The Science of Reading Habits
Reading habits form the same way any other habit does. Phillippa Lally's research at UCL found it takes about 66 days on average for a new behavior to feel automatic, though the range was wide: 18 to 254 days depending on the person and the behavior.
The numbers add up faster than you'd think. At average speed, 20 minutes a day puts you through roughly 1.8 million words per year. And there's a stress angle too: a University of Sussex study found that just 6 minutes of reading reduced stress levels by up to 68%, which beat out listening to music or going for a walk.

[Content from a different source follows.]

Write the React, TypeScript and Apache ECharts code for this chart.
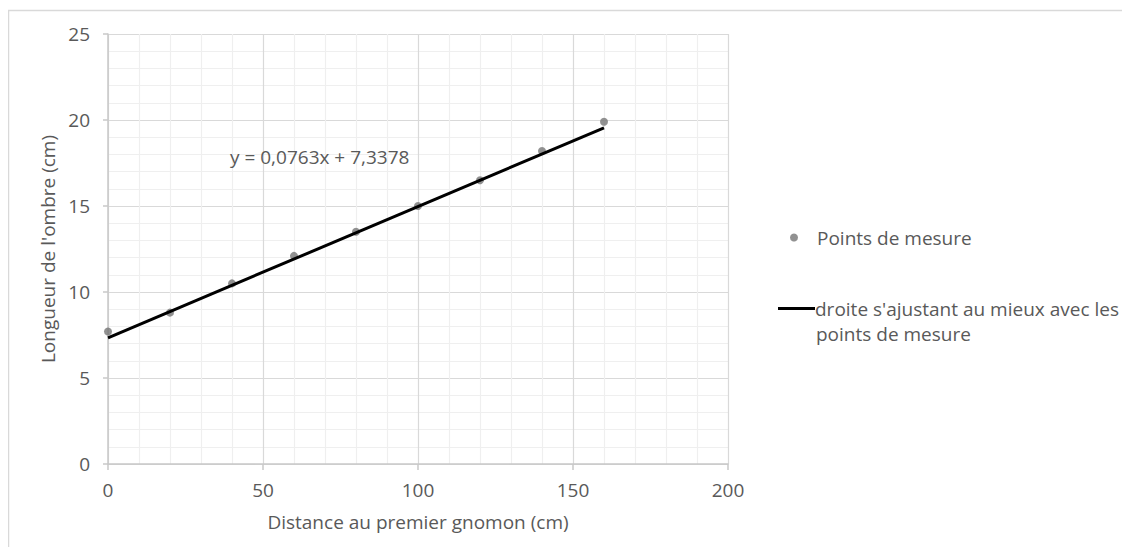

Fiction readers in particular seem to get a cognitive bonus. Mar and Oatley (2008) found they score higher on measures of social perception and empathy, probably because following characters through a story exercises the same brain networks you use to understand real people.
Frequently Asked Questions
Common questions about reading habits, speed, and book goals
How many books can you read if you read 20 minutes a day?
At average reading speed (250 WPM), reading 20 minutes daily gives you about 20 pages per session. With a typical 300-page book, that's one book every 15 days, or roughly 24 books per year.
What is the average reading speed for adults?
According to Brysbaert's 2019 meta-analysis of 190 studies, the average adult reads 238 WPM for non-fiction and 260 WPM for fiction. A commonly cited round figure is 250 words per minute with approximately 60% comprehension.
How many books does the average person read per year?
According to Pew Research and Gallup surveys, the average American reads about 12 books per year. However, this number is skewed by heavy readers -- the median is closer to 4-5 books per year.
How long does it take to read a 300-page book?
At average reading speed (250 WPM) with 250 words per page, a 300-page book contains about 75,000 words and takes roughly 5 hours of total reading time. Spread over 20-minute daily sessions, that's about 15 days.
Is reading 30 minutes a day enough?
More than enough. At average speed, 30 minutes gets you about 30 pages a session. That works out to roughly 36 books per year with standard-length books. As a bonus, a University of Sussex study found that even 6 minutes of reading can cut stress levels by up to 68%.
How do I build a daily reading habit?
Start small: even 10 minutes counts. Read at the same time each day and track your progress so you can see the streak building. Phillippa Lally's research at UCL puts the average at 66 days before a new behavior feels automatic. Habit stacking helps too -- pair reading with something you already do, like your morning coffee.
Does reading speed matter more than reading time?
They both matter, but time spent reading has a bigger practical effect. Going from 15 to 30 minutes a day doubles your output, and so does jumping from 150 WPM to 325 WPM. The single biggest factor, though, is consistency: reading every day vs. skipping days makes a larger difference than either speed or session length alone.
How many pages per day should I read to hit 52 books in a year?
For 52 standard books (300 pages each), you need about 15,600 pages per year, or roughly 43 pages per day. At average reading speed, that requires about 43 minutes of daily reading.